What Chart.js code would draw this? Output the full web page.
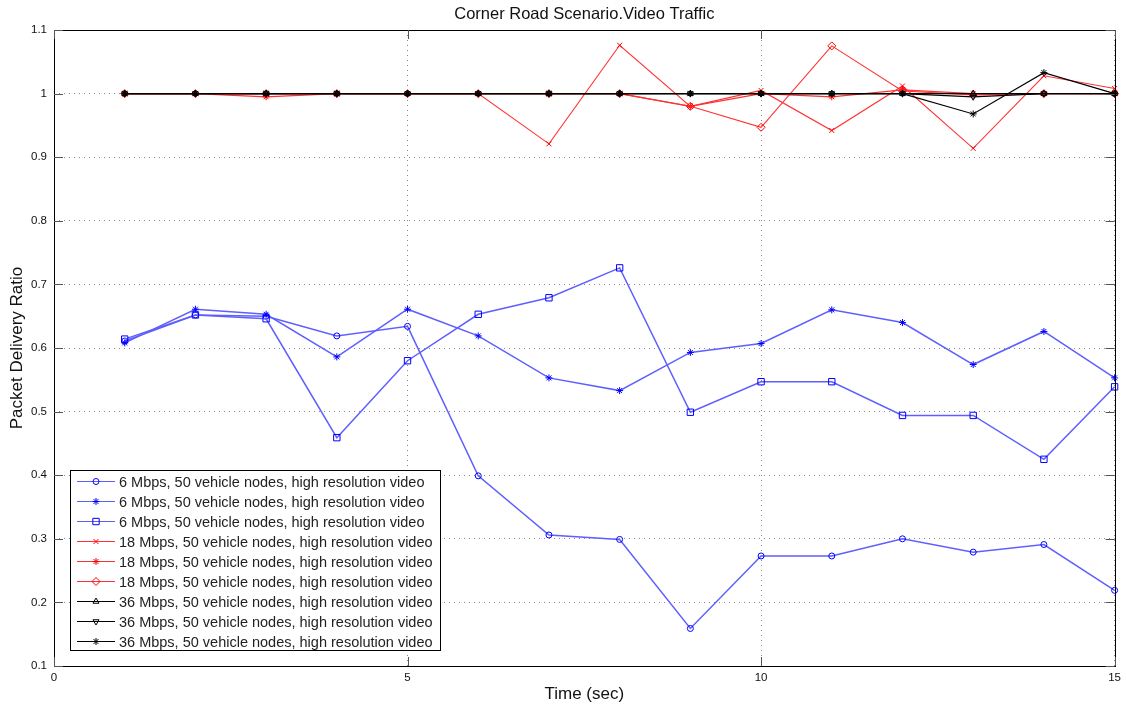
<!DOCTYPE html>
<html>
<head>
<meta charset="utf-8">
<script src="https://cdn.jsdelivr.net/npm/chart.js@4/dist/chart.umd.min.js"></script>
<style>
  body { margin: 0; background: #fff; }
  #wrap { width: 1126px; height: 708px; }
</style>
</head>
<body>
<div id="wrap"><canvas id="grafico" width="1126" height="708"></canvas></div>
<script>
// time (sec)
const tempos = [1,2,3,4,5,6,7,8,9,10,11,12,13,14,15];
const xTicks = [0,5,10,15];
const yTicks = [0.1,0.2,0.3,0.4,0.5,0.6,0.7,0.8,0.9,1.0,1.1];

const legenda = [
  '6 Mbps, 50 vehicle nodes, high resolution video',
  '6 Mbps, 50 vehicle nodes, high resolution video',
  '6 Mbps, 50 vehicle nodes, high resolution video',
  '18 Mbps, 50 vehicle nodes, high resolution video',
  '18 Mbps, 50 vehicle nodes, high resolution video',
  '18 Mbps, 50 vehicle nodes, high resolution video',
  '36 Mbps, 50 vehicle nodes, high resolution video',
  '36 Mbps, 50 vehicle nodes, high resolution video',
  '36 Mbps, 50 vehicle nodes, high resolution video'
];

// 6 Mbps
const azulCirculo = [0.611,0.652,0.650,0.619,0.634,0.399,0.306,0.299,0.159,0.273,0.273,0.300,0.279,0.291,0.219];
const azulEstrela = [0.608,0.661,0.653,0.586,0.661,0.619,0.553,0.533,0.593,0.607,0.660,0.640,0.574,0.626,0.553];
const azulQuadrado = [0.614,0.652,0.646,0.459,0.580,0.653,0.679,0.726,0.499,0.547,0.547,0.494,0.494,0.425,0.539];
// 18 Mbps
const vermelhoX = [1,1,1,1,1,1,0.921,1.076,0.980,1.005,0.942,1.012,0.914,1.028,1.008];
const vermelhoEstrela = [1,1,0.995,1,1,1,1,1,0.980,1.000,0.995,1.006,1.000,1.000,1.000];
const vermelhoLosango = [1,1,1,1,1,1,1,1,0.980,0.947,1.075,1.004,0.998,1.000,1.000];
// 36 Mbps
const pretoTriangulo = [1,1,1,1,1,1,1,1,1,1,1,1,1,1,1];
const pretoTrianguloInv = [1,1,1,1,1,1,1,1,1,1,1,1,0.995,1,1];
const pretoEstrela = [1,1,1,1,1,1,1,1,1,1,1,1,0.968,1.033,1.000];

const azul = 'rgb(95,95,255)';
const vermelho = 'rgb(255,50,50)';
const preto = '#000';

const raios = { circle: 3, star: 3.5, rect: 4.5, crossRot: 3.5, rectRot: 4, triangle: 3.5 };

function serie(i, valores, cor, marcador, pontoCor, rot, larg) {
  return {
    label: legenda[i],
    data: tempos.map((t, k) => ({x: t, y: valores[k]})),
    borderColor: cor,
    borderWidth: larg,
    backgroundColor: 'transparent',
    pointStyle: marcador,
    pointRotation: rot || 0,
    pointRadius: raios[marcador],
    pointBorderWidth: 1,
    pointBorderColor: pontoCor,
    pointBackgroundColor: marcador === 'star' ? pontoCor : 'rgba(0,0,0,0)',
    tension: 0,
    clip: false,
    order: 8 - i
  };
}

const fonte = 'Liberation Sans, Arial, sans-serif';

// legend box drawn inside the plot, like the original
const caixaLegenda = {
  id: 'caixaLegenda',
  afterDraw(chart) {
    const ctx = chart.ctx;
    const x0 = 70, y0 = 470, w = 370, h = 180;
    ctx.save();
    ctx.fillStyle = '#fff';
    ctx.fillRect(x0, y0, w, h);
    ctx.strokeStyle = '#000';
    ctx.lineWidth = 1;
    ctx.strokeRect(x0 + 0.5, y0 + 0.5, w, h);
    ctx.font = '14.5px ' + fonte;
    ctx.textBaseline = 'middle';
    chart.data.datasets.forEach((ds, i) => {
      const y = y0 + 11.5 + i * 20;
      ctx.strokeStyle = ds.borderColor;
      ctx.lineWidth = 1.2;
      ctx.beginPath();
      ctx.moveTo(77, y);
      ctx.lineTo(115, y);
      ctx.stroke();
      ctx.strokeStyle = ds.pointBorderColor;
      ctx.fillStyle = ds.pointBackgroundColor;
      ctx.lineWidth = 1;
      Chart.helpers.drawPoint(ctx, {pointStyle: ds.pointStyle, rotation: ds.pointRotation, radius: ds.pointRadius, borderWidth: 1}, 96, y);
      ctx.fillStyle = '#222';
      ctx.fillText(ds.label, 119, y + 1);
    });
    ctx.restore();
  }
};

// box around the axes and inward tick marks
const moldura = {
  id: 'moldura',
  afterDatasetsDraw(chart) {
    const {ctx, chartArea: a, scales} = chart;
    ctx.save();
    ctx.strokeStyle = '#000';
    ctx.lineWidth = 1;
    ctx.strokeRect(Math.round(a.left) + 0.5, Math.round(a.top) + 0.5, Math.round(a.right - a.left), Math.round(a.bottom - a.top));
    ctx.strokeStyle = '#555';
    ctx.beginPath();
    xTicks.forEach(v => {
      const px = Math.round(scales.x.getPixelForValue(v)) + 0.5;
      ctx.moveTo(px, a.bottom); ctx.lineTo(px, a.bottom - 9);
      ctx.moveTo(px, a.top); ctx.lineTo(px, a.top + 9);
    });
    yTicks.forEach(v => {
      const py = Math.round(scales.y.getPixelForValue(v)) + 0.5;
      ctx.moveTo(a.left, py); ctx.lineTo(a.left + 9, py);
      ctx.moveTo(a.right, py); ctx.lineTo(a.right - 9, py);
    });
    ctx.stroke();
    ctx.restore();
  }
};

const ctxGrafico = document.getElementById('grafico');
const config = {
  type: 'line',
  data: {
    datasets: [
      serie(0, azulCirculo, azul, 'circle', '#0000ff', 0, 1.5),
      serie(1, azulEstrela, azul, 'star', '#0000ff', 0, 1.5),
      serie(2, azulQuadrado, azul, 'rect', '#0000ff', 0, 1.5),
      serie(3, vermelhoX, vermelho, 'crossRot', '#ff0000', 0, 1.1),
      serie(4, vermelhoEstrela, vermelho, 'star', '#ff0000', 0, 1.3),
      serie(5, vermelhoLosango, vermelho, 'rectRot', '#ff0000', 0, 1.1),
      serie(6, pretoTriangulo, preto, 'triangle', '#000', 0, 1.2),
      serie(7, pretoTrianguloInv, preto, 'triangle', '#000', 180, 1.2),
      serie(8, pretoEstrela, preto, 'star', '#000', 0, 1.2)
    ]
  },
  options: {
    responsive: false,
    devicePixelRatio: 1,
    animation: false,
    layout: { padding: { left: 0, right: 10, top: 0, bottom: 0 } },
    plugins: {
      legend: { display: false },
      tooltip: { enabled: false },
      title: {
        display: true,
        fullSize: false,
        text: 'Corner Road Scenario.Video Traffic',
        color: '#111',
        font: { family: fonte, size: 16.5, weight: 'normal' },
        padding: { top: 5, bottom: 5.2 }
      }
    },
    scales: {
      x: {
        type: 'linear',
        min: 0, max: 15,
        afterFit: s => { s.height = 42; },
        afterBuildTicks: s => { s.ticks = xTicks.map(v => ({value: v})); },
        grid: { color: '#888', drawTicks: false },
        border: { display: false, dash: [1, 4] },
        ticks: { color: '#111', font: { family: fonte, size: 11.5 }, padding: 5, maxRotation: 0 },
        title: { display: true, text: 'Time (sec)', color: '#111', font: { family: fonte, size: 17 }, padding: { top: 0, bottom: 3 } }
      },
      y: {
        min: 0.1, max: 1.1,
        afterFit: s => { s.width = 54; },
        afterBuildTicks: s => { s.ticks = yTicks.map(v => ({value: v})); },
        grid: { color: '#888', drawTicks: false },
        border: { display: false, dash: [1, 4] },
        ticks: { color: '#111', font: { family: fonte, size: 11.5 }, padding: 7, callback: v => String(+v.toFixed(1)) },
        title: { display: true, text: 'Packet Delivery Ratio', color: '#111', font: { family: fonte, size: 17 }, padding: { top: 7, bottom: 0 } }
      }
    }
  },
  plugins: [moldura, caixaLegenda]
};
let chartGrafico = new Chart(ctxGrafico, config);
</script>
</body>
</html>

# # # # # # #

Set exercise
Everything from the top line of the data down to and including the line with "const yTicks = [0.1,0.2,0.3,0.4,0.5,0.6,0.7,0.8,0.9,1.0,1.1];" is to be copied, except the pictures.

Output for this exercise
What Chart.js code would draw this? Output the full web page.
<!DOCTYPE html>
<html>
<head>
<meta charset="utf-8">
<script src="https://cdn.jsdelivr.net/npm/chart.js@4/dist/chart.umd.min.js"></script>
<style>
  body { margin: 0; background: #fff; }
  #wrap { width: 1126px; height: 708px; }
</style>
</head>
<body>
<div id="wrap"><canvas id="grafico" width="1126" height="708"></canvas></div>
<script>
// time (sec)
const tempos = [1,2,3,4,5,6,7,8,9,10,11,12,13,14,15];
const xTicks = [0,5,10,15];
const yTicks = [0.1,0.2,0.3,0.4,0.5,0.6,0.7,0.8,0.9,1.0,1.1];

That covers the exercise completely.